India's inflation barely budged in September, staying stubbornly outside the Reserve Bank of India’s (RBI) comfort zone and girding the market for another interest rate rise even as policymakers around the world mull easing rates to stimulate a weak global economy.
The RBI has raised rates a dozen times since March 2010, but price rises have not slowed.
The market has factored in one more rate rise this year, even if the RBI decides not to tighten rates at its next policy meeting on Oct. 25.
The bank has vowed to keep up its inflation fight despite heavy resistance from business leaders and politicians over an industrial slowdown and weaker investment demand.
After the data release, a deputy governor of the RBI, K.C. Chakrabarty, said inflation was still too high due to external factors, adding industrial production costs needed to come down to fight prices.
A jump in fuel prices drove the wholesale price index up 9.72 per cent versus a year earlier, government data showed on Friday, almost in line with a Reuters poll of analysts and inching up from 9.78 per cent in August.
"Even if regional policymakers shift towards an accommodative bias, India's unique circumstances, amidst structural bottlenecks, will make it difficult for the RBI to toe their line," said Radhika Rao, economist at Forecast PTE in Singapore.
"Steep depreciation in the rupee in Q3 also complicated the authorities' anti-inflationary stance, with 25 bps hike baked into the October rate meet," Rao said.
Other central banks in Asia and Latin America have turned dovish as growth weakens under the weight of debt problems in the United States and the euro zone.
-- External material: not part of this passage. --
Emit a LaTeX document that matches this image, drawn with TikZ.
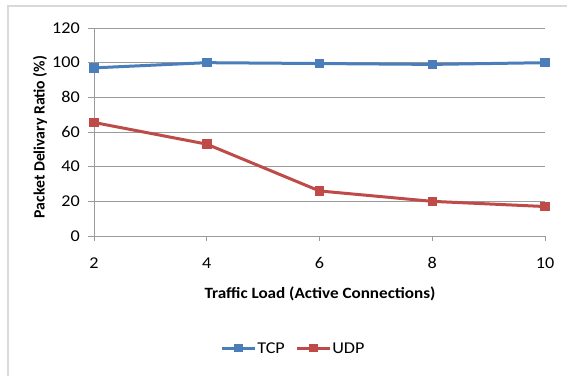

Indonesia jumped ahead of its neighbours on Tuesday with a quarter per centage point cut.
Not everybody expects India to raise rates again, however.
Pressure is mounting for a pause in monetary tightening that has pushed the repo rate to 8.25 per cent, the highest in three years.
India is usually more insulated from global headwinds because its growth is driven by domestic demand rather than exports.
On the inflation side, many warn monetary policy alone will not rein in prices that are being driven up by bottlenecks affecting food distribution as the growing middle-class consumes more meat and dairy products.
"On the supply side there is little momentum for reforms in agriculture to increase yields and on improving efficiency in the supply chain," Seema Desai of political risk analysts Eurasia Group said in a report.
Inflation has been compounded by weakness in the rupee, which has lost nearly 9 per cent so far this year and remains the worst performer among major Asian peers. The higher price of imported goods including oil has fed through to consumers.
The manufacturing sector in particular has been hard hit, with annual production growth down to low single digits for two consecutive months last quarter.
Meanwhile, government bond yields continue to rise as liquidity stays tight in the rupee money markets. Analysts suspect the central bank may be forced to inject funds either through open market operations or by cutting bank reserve requirements if the deficit in the short-term cash markets stays above its comfort limits for a long time.
The benchmark 10-year bond yield was at 8.78 per cent, after easing 1 basis point to 8.77 per cent immediately after the data was released.